Iran navy launches stealth warship in Gulf amid plans for Venezuela visit
Iran's navy has launched a domestically made destroyer, which state media said has radar-evading stealth properties, as tensions rise with the United States.
In a ceremony carried live on state television on Saturday, the Sahand destroyer, which can sustain voyages lasting five months without resupply, joined Iran's regular navy at a base in Bandar Abbas on the Gulf.
The Sahand has a flight deck for helicopters, torpedo launchers, anti-aircraft and anti-ship guns, surface-to-air missiles and electronic warfare capabilities, state television reported.
"This vessel is the result of daring and creative design relying on the local technical knowledge of the Iranian Navy ... and has been built with stealth capabilities," Rear-Admiral Alireza Sheikhi, head of the navy shipyards that built the destroyer, told the state news agency IRNA.
A naval commander said Sahand may be among warships that Iran plans to send on a mission to Venezuela soon, the Reuters news agency reported.
"Among our plans in the near future is to send two or three vessels with special helicopters to Venezuela in South America on a mission that could last five months," Iran's deputy navy commander, Rear-Admiral Touraj Hassani Moqaddam, told the semi-official news agency Mehr.
Naval bases
US President Donald Trump pulled out of an international agreement on Iran's nuclear programme in May and reimposed sanctions on Tehran.
He said the deal was flawed because it did not include curbs on Iran's development of ballistic missiles or its support for proxies in Syria, Yemen, Lebanon and Iraq.
The US has said its goal is to reduce Iran's oil exports to zero.
Senior Iranian officials have said that if Iran is not allowed to export oil no other countries will be allowed to export oil through the Strait of Hormuz at the mouth of the Gulf.
Iran launched its first locally made destroyer in 2010 as part of a programme to revamp its navy equipment, which dates from before the 1979 Islamic revolution and is mostly US-made.
Tehran has developed a large domestic arms industry in the face of international sanctions and embargoes that have barred it from importing many weapons.
Supreme Leader Ayatollah Ali Khamenei said last week in a meeting with Iranian navy commanders that Iran should increase its military capability and readiness to ward off enemies.

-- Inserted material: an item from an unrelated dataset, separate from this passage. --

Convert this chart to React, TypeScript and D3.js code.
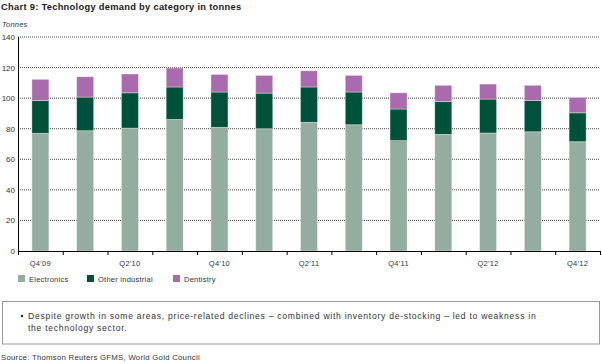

Iran's navy has extended its reach in recent years, launching vessels in the Indian Ocean and the Gulf of Aden to protect Iranian ships from Somali pirates operating in the area.
The chief of staff of the Iranian armed forces said in 2016 that Iran may seek to set up naval bases in Yemen or Syria in the future, raising the prospect of distant footholds perhaps being more valuable militarily to Tehran than nuclear technology.